Vittorio Giardino, tra storia e letteratura
Parlando del rapporto di Vittorio Giardino con la storia, che emerge chiaramente dai suoi lavori, il discorso parte e si sofferma molto sull’opera di documentazione che sta dietro a ogni fumetto, tanto specifico da passare anche in secondo piano per il lettore distratto. Molti gli esempi portati dall’autore con il supporto delle immagini: manifesti storici e giornali del periodo della Guerra civile spagnola che fa da sfondo alle storie di Jonas Fink, ma anche edifici storici ed eventi reali che si inseriscono nel quadro più grande della letteratura (“Usiamo una parola grossa“, dice in tal senso con un tocco d’ironia).
D’altra parte, pur riconoscendo l’importanza dell’indagine storica, sottolinea con forza come spesso sia attraverso il romanzo che certi avvenimenti si comprendono fino in fondo, anche di fronte a qualche inesattezza storica.
Risulta inoltre più semplice avere informazioni certe sul passato più remoto che sul presente o sul passato prossimo, vittime di un sistema di informazione parziale, carente e non convincente. Esempio chiarificatore in tal senso la triste vicenda di Ustica, dove la realtà ufficiale e documentata ancora non è saltata fuori pur con tutti gli indizi evidenti.
Sottolinea poi come diventi più delicato romanzare fatti storici vicini a noi, i cui protagonisti sono ancora in vita o comunque vicini.
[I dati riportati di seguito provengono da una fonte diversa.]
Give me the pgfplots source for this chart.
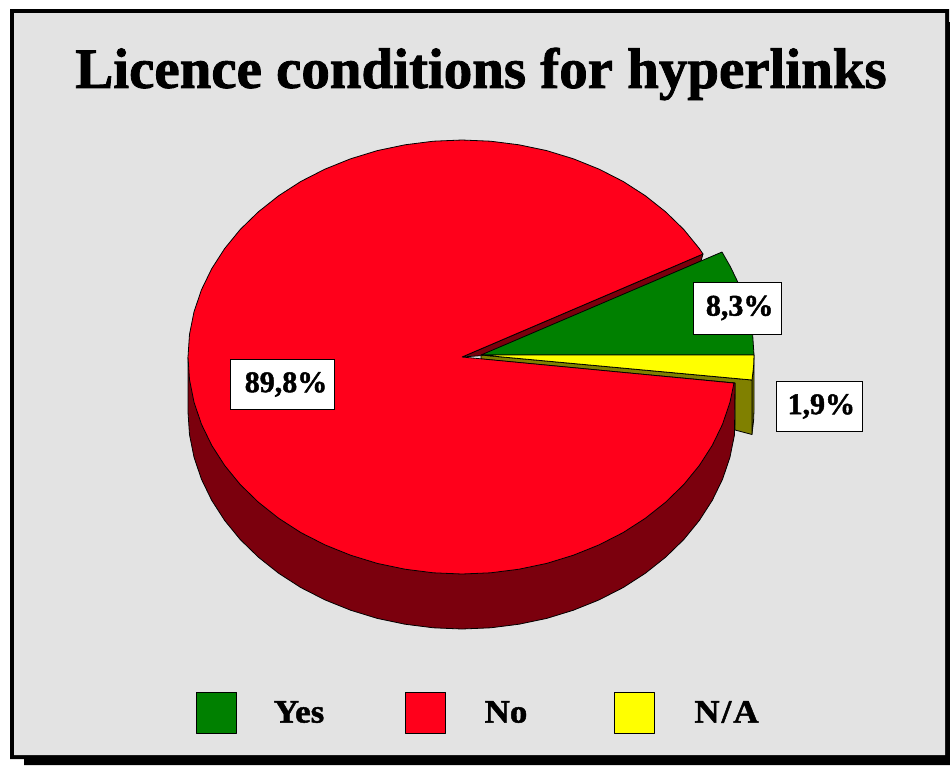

È occasione per parlare dei suoi esordi e dell’atmosfera che a Bologna si respirava nel 1977, periodo infuocato da lui vissuto però un poco ai margini, a lato, perché anagraficamente distante dagli autori che invece sono stati a loro volta protagonisti con le loro storie.
L’importante, alla fine, è l’onestà verso quello di cui si sta parlando e verso i propri personaggi, senza la quale un’opera perde anche la sua ragione d’essere e la giustificazione di fronte al proprio lettore dei soldi spesi per l’acquisto.